Energieschonend kochen
"Laut Vergleichsgrafik der Bremer Stadtwerke verbrauchen meine Tochter und ich nur ungefähr die Hälfte des Durchschnitts", beschreibt Rega Kerner ihren Energiebedarf im Buch. Diese Vergleichsgrafik, die per Post den Weg zu Rega Kerner fand, war im Übrigen ein weiterer Auslöser, der die Romanautorin zu einer Energie-Spar-Ratgeberin werden ließ. Humor und Randgeschichten inklusive erfährt der Leser, dass es sich lohnt "ganz klein anzufangen, statt 'das lohnt nicht', zu denken. Denn jeder Tropfen zählt", so Rega Kerner.

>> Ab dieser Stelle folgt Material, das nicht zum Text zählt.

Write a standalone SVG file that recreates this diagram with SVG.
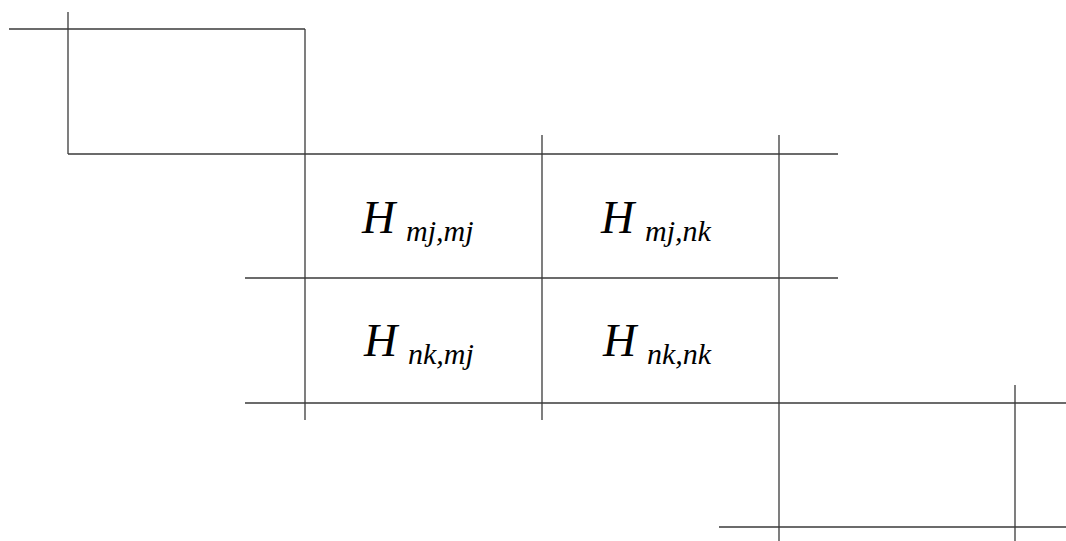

Dazu gehöre das sparsame Wäschewaschen, "grundsätzlich 30 Grad pflegeleicht, plus die Taste ,Zeit sparen', zum Ausgleich fehlender Desinfektionshitze gelegentlich Essig ins Weichspülfach"; kein Wäschetrockner, "ein Gerät für etwas, das von alleine ebenso passiert?"; energiesparend kochen, beispielsweise durch kombiniertes Kochen in einem Topf, "Kartoffeln unten knapp mit Wasser bedeckt, Gemüse obendrauf gart im Dampf mit"; Topfturm stapeln, "was kürzer gart, kann statt Deckel oben drauf".
Dass Energiesparen durch Abschaffung verschiedenster Geräte sogar förderlich für die Gesundheit sein kann, hat Rega Kerner unter "Bewegungsenergie" beschrieben, und findet es motivierend "wenn ich Karottenraspeln nicht mehr als leidige Arbeit sehe, sondern als kleines Muskeltraining", genauso wie die Handhabung eines mechanischen Mähers als Fitnesstrainer. Und wieso nicht mal die ganze Familie einen Tag lang die eigene Fantasie spielen lassen – beim Familienspartag. "Abends erzählen alle, an welchen Punkten sie konkret gespart haben. Gewinner ist, wer die meisten oder effektivsten Ideen hatte."